__Convergence of an ADI splitting for Maxwell's equations__

M. Hochbruck, T. Jahnke and R. Schnaubelt

**Abstract**

Maxwell's equations provide the foundation for the theory of
electromagnetism, and solving these equations numerically is an
important task in many applications. For problems posed on a cuboid
or on $\mathbb{R}^3$, the alternating direction implicit method
proposed by Zheng, Chen, and Zhang (2000) is particularly attractive,
because this method is unconditionally stable and computationally
cheap. The main idea is, roughly speaking, to decompose the Maxwell
operator in such a way that the sub-flows can be propagated in a
stable and efficient way.
In this talk, second-order convergence for the semi-discretization in
time is shown in the framework of operator semigroup theory.
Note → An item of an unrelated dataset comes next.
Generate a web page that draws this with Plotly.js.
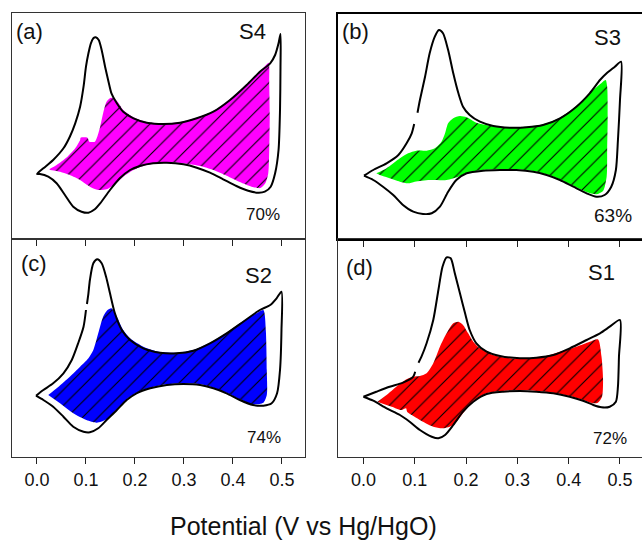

The
proof is based on results concerning the regularity of the Cauchy
problems of the sub-flows, which then allow to apply an abstract
convergence proof by Hansen and Ostermann [1].
Before the error analysis, well-posedness of Maxwell's equations on
cuboids and on $\mathbb{R}^3$ will be discussed.

**Bibliography**

[1]
E. Hansen and A. Ostermann, Dimension splitting for evolution
equations, Numerische Mathematik, 108 (2008), pp. 557-570.